The real 'trick' is in the feeding of your starter... http://sourdough.com/forum/bethesdabakers-3-starter-maintenance
this has given us PERFECT flavor and PERFECT crumb every time!


----------



## sn4k3grl (Feb 25, 2014)

marinemomtatt said:


> We make our own starter.
> The real 'trick' is in the feeding of your starter... http://sourdough.com/forum/bethesdabakers-3-starter-maintenance
> this has given us PERFECT flavor and PERFECT crumb every time!


I love the instructions on this site! For me the bread recipe doesn't work well though, I think because I live in an alpine desert. Also, I prefer to keep my starter fed with rye and whole wheat rather than switching it over to white flour. I especially like the book, Classic Sourdough, by Ed Wood. It has a lot more information from someone who has actually worked with sourdough as opposed to just bread (like most books that include sourdough) and great ethnic recipes. 

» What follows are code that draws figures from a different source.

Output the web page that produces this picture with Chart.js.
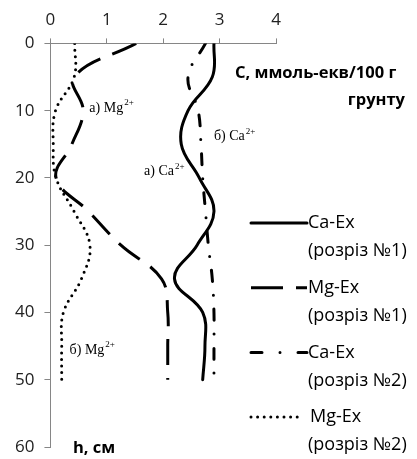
<!DOCTYPE html>
<html>
<head>
<meta charset="utf-8">
<script src="https://cdn.jsdelivr.net/npm/chart.js@4.4.0/dist/chart.umd.min.js"></script>
<style>
  html, body { margin: 0; padding: 0; background: #fff; }
</style>
</head>
<body>
<canvas id="profile" width="417" height="459"></canvas>
<script>
// depth below surface, cm
const depth = [0, 5, 10, 15, 20, 25, 30, 35, 40, 45, 50];
// exchangeable cations, mmol-eq / 100 g soil
const caEx1 = [2.9, 2.87, 2.44, 2.32, 2.64, 2.9, 2.6, 2.2, 2.7, 2.74, 2.7];
const mgEx1 = [1.52, 0.42, 0.58, 0.38, 0.1, 0.68, 1.25, 1.97, 2.08, 2.08, 2.08];
const caEx2 = [2.75, 2.44, 2.62, 2.67, 2.7, 2.75, 2.8, 2.87, 2.9, 2.9, 2.9];
const mgEx2 = [0.43, 0.42, 0.09, 0.05, 0.1, 0.42, 0.7, 0.55, 0.23, 0.2, 0.2];

const seriesNames = [
    ['Ca-Ex', '(розріз №1)'],
    ['Mg-Ex', '(розріз №1)'],
    ['Ca-Ex', '(розріз №2)'],
    ['Mg-Ex', '(розріз №2)'],
];
const xTicks = [0, 1, 2, 3, 4];
const yTicks = [0, 10, 20, 30, 40, 50, 60];

const pts = vals => vals.map((v, i) => ({ x: v, y: depth[i] }));

function lineStyle(dash, cap) {
    return {
        borderColor: '#000',
        borderWidth: 3,
        borderDash: dash,
        borderCapStyle: cap,
        pointRadius: 0,
        showLine: true,
        tension: 0.4,
        fill: false,
    };
}

// labels drawn inside the plot (Excel text boxes)
const notes = [
    { x: 0.69, y: 9.6, text: 'а) Mg', sup: '2+' },
    { x: 2.9, y: 13.8, text: 'б) Ca', sup: '2+' },
    { x: 1.66, y: 19, text: 'а) Ca', sup: '2+' },
    { x: 0.34, y: 45.6, text: 'б) Mg', sup: '2+' },
];

const textPlugin = {
    id: 'texts',
    afterDraw(chart) {
        const ctx = chart.ctx;
        const sx = chart.scales.x, sy = chart.scales.y;
        ctx.save();
        ctx.fillStyle = '#000';
        ctx.textBaseline = 'middle';
        ctx.textAlign = 'left';

        notes.forEach(n => {
            const px = sx.getPixelForValue(n.x), py = sy.getPixelForValue(n.y);
            ctx.font = '14px "Liberation Serif"';
            ctx.fillText(n.text, px, py);
            const w = ctx.measureText(n.text).width;
            ctx.font = '9px "Liberation Serif"';
            ctx.fillText(n.sup, px + w + 1, py - 5);
        });

        // axis captions
        ctx.font = 'bold 16.5px "Open Sans"';
        ctx.fillText('С, ммоль-екв/100 г', 235, 73);
        ctx.textAlign = 'right';
        ctx.fillText('грунту', 405, 100);
        ctx.textAlign = 'left';
        ctx.fillText('h, см', 73, 448);

        // legend
        chart.data.datasets.forEach((ds, i) => {
            const y0 = 223 + i * 64.7;
            ctx.save();
            ctx.strokeStyle = ds.borderColor;
            ctx.lineWidth = ds.borderWidth;
            ctx.lineCap = ds.borderCapStyle;
            ctx.setLineDash(ds.legendDash || ds.borderDash);
            ctx.beginPath();
            ctx.moveTo(251, y0);
            ctx.lineTo(i === 3 ? 302 : 307, y0);
            ctx.stroke();
            ctx.restore();
            ctx.font = '18px "Open Sans"';
            ctx.fillStyle = '#000';
            ctx.fillText(seriesNames[i][0], i === 3 ? 310 : 308, y0);
            ctx.fillText(seriesNames[i][1], 308, y0 + 28);
        });
        ctx.restore();
    }
};

new Chart(document.getElementById('profile'), {
    type: 'scatter',
    data: {
        datasets: [
            { label: seriesNames[0].join(' '), data: pts(caEx1), ...lineStyle([], 'round') },
            { label: seriesNames[1].join(' '), data: pts(mgEx1), ...lineStyle([26, 13], 'butt'), legendDash: [32, 13] },
            { label: seriesNames[2].join(' '), data: pts(caEx2), ...lineStyle([11, 14, 0, 14], 'round'), legendDash: [11, 18, 0, 18] },
            { label: seriesNames[3].join(' '), data: pts(mgEx2), ...lineStyle([0, 6.6], 'round') },
        ]
    },
    options: {
        responsive: false,
        animation: false,
        layout: { padding: { left: 5, top: 2, right: 141, bottom: 12 } },
        plugins: {
            legend: { display: false },
            tooltip: { enabled: false },
        },
        scales: {
            x: {
                type: 'linear',
                position: 'top',
                min: 0,
                max: 4,
                afterBuildTicks: axis => { axis.ticks = xTicks.map(v => ({ value: v })); },
                grid: { drawOnChartArea: false, tickLength: 5, color: '#868686' },
                border: { color: '#868686' },
                ticks: { font: { family: 'Open Sans', size: 17 }, color: '#222', padding: 8 },
            },
            y: {
                type: 'linear',
                reverse: true,
                min: 0,
                max: 60,
                afterBuildTicks: axis => { axis.ticks = yTicks.map(v => ({ value: v })); },
                afterFit: axis => { axis.paddingBottom = 0; },
                grid: { drawOnChartArea: false, tickLength: 6, color: '#868686' },
                border: { color: '#868686' },
                ticks: { font: { family: 'Open Sans', size: 17 }, color: '#222', padding: 10 },
            }
        }
    },
    plugins: [textPlugin]
});
</script>
</body>
</html>
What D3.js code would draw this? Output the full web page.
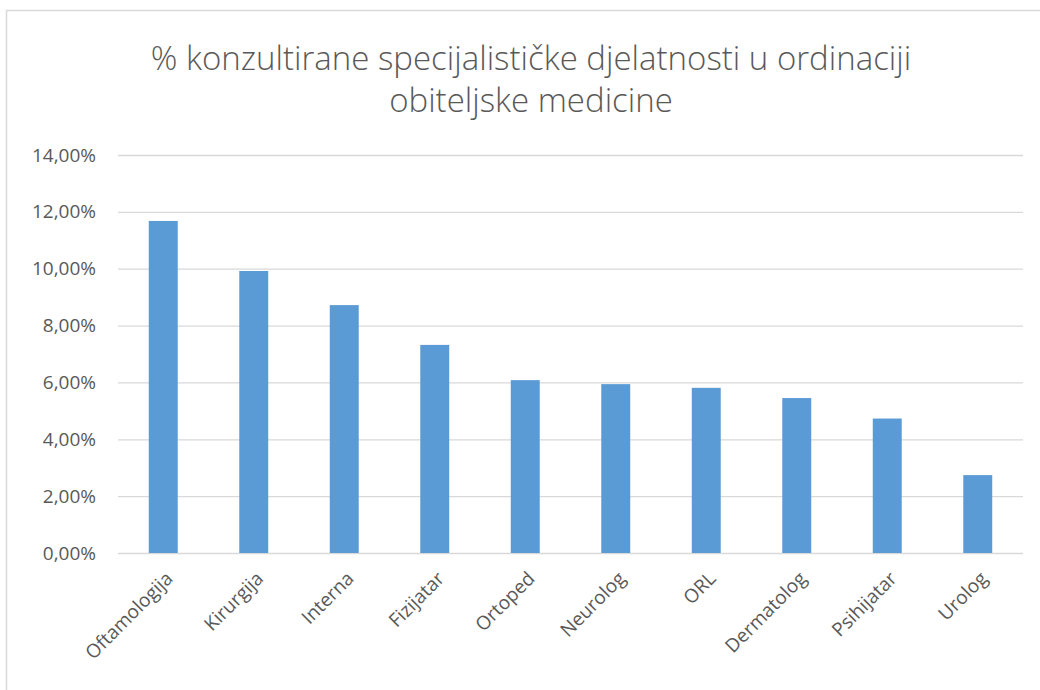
<!DOCTYPE html>
<html>
<head>
<meta charset="utf-8">
<script src="https://cdn.jsdelivr.net/npm/d3@7"></script>
<style>
  body { margin: 0; background: #fff; }
  svg { display: block; font-family: "Open Sans", "Liberation Sans", sans-serif; }
</style>
</head>
<body>
<div id="chart"></div>
<script>
// data
var categories = ["Oftamologija", "Kirurgija", "Interna", "Fizijatar", "Ortoped",
                  "Neurolog", "ORL", "Dermatolog", "Psihijatar", "Urolog"];
var values = [11.68, 9.92, 8.72, 7.32, 6.08, 5.94, 5.81, 5.45, 4.73, 2.74];
var yTicks = [0, 2, 4, 6, 8, 10, 12, 14];
var titleLines = ["% konzultirane specijalističke djelatnosti u ordinaciji",
                  "obiteljske medicine"];

var svgWidth = 1040;
var svgHeight = 690;

var margin = { top: 155, right: 17, bottom: 137, left: 118 };
var width = svgWidth - margin.left - margin.right;
var height = svgHeight - margin.top - margin.bottom;

var svg = d3.select("#chart")
    .append("svg")
    .attr("width", svgWidth)
    .attr("height", svgHeight);

// outer chart border (only top and left visible)
svg.append("rect")
    .attr("x", 6.5)
    .attr("y", 10.5)
    .attr("width", svgWidth + 20)
    .attr("height", svgHeight + 20)
    .attr("fill", "none")
    .attr("stroke", "#d9d9d9")
    .attr("stroke-width", 1.5);

// title
svg.append("text")
    .attr("text-anchor", "middle")
    .attr("fill", "#595959")
    .style("font-size", "33px")
    .style("font-weight", 300)
    .selectAll("tspan")
    .data(titleLines)
    .enter()
    .append("tspan")
    .attr("x", 531)
    .attr("y", (d, i) => 70 + i * 42)
    .text(d => d);

var g = svg.append("g")
    .attr("transform", "translate(" + margin.left + "," + margin.top + ")");

var x = d3.scaleBand()
    .domain(categories)
    .range([0, width])
    .paddingInner(0.68)
    .paddingOuter(0.34);

var y = d3.scaleLinear()
    .domain([0, 14])
    .range([height, 0]);

// gridlines + y labels
var yAxis = d3.axisLeft(y)
    .tickValues(yTicks)
    .tickSize(-width)
    .tickPadding(22)
    .tickFormat(d => d3.format(".2f")(d).replace(".", ",") + "%");

var yg = g.append("g").call(yAxis);
yg.select(".domain").remove();
yg.selectAll(".tick line").attr("stroke", "#d9d9d9").attr("stroke-width", 1.3);
yg.selectAll(".tick text")
    .attr("fill", "#595959")
    .style("font-size", "19px")
    .style("font-family", "Open Sans, sans-serif");

// bars
g.selectAll("rect.bar")
    .data(values)
    .enter()
    .append("rect")
    .attr("class", "bar")
    .attr("x", (d, i) => x(categories[i]))
    .attr("y", d => y(d))
    .attr("width", x.bandwidth())
    .attr("height", d => height - y(d))
    .attr("fill", "#5b9bd5");

// x labels
var xAxis = d3.axisBottom(x).tickSize(0).tickPadding(0);
var xg = g.append("g")
    .attr("transform", "translate(0," + height + ")")
    .call(xAxis);
xg.select(".domain").remove();
xg.selectAll(".tick text")
    .attr("fill", "#595959")
    .style("font-size", "19px")
    .style("font-family", "Open Sans, sans-serif")
    .attr("text-anchor", "end")
    .attr("dy", "0.35em")
    .attr("transform", "translate(6,22) rotate(-45)");
</script>
</body>
</html>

The biggest thing I have learned when making sourdough is to plan ahead. It is not going to be a fast bread to make! I have heard of people starting the dough in the morning and being able to bake by night, but for me it usually take about 2 days (again dry air and being at 7,000 ft above sea level). It is definitely more of a science experiment than following any strict recipe, so I would recommend keeping a journal of the trials and errors.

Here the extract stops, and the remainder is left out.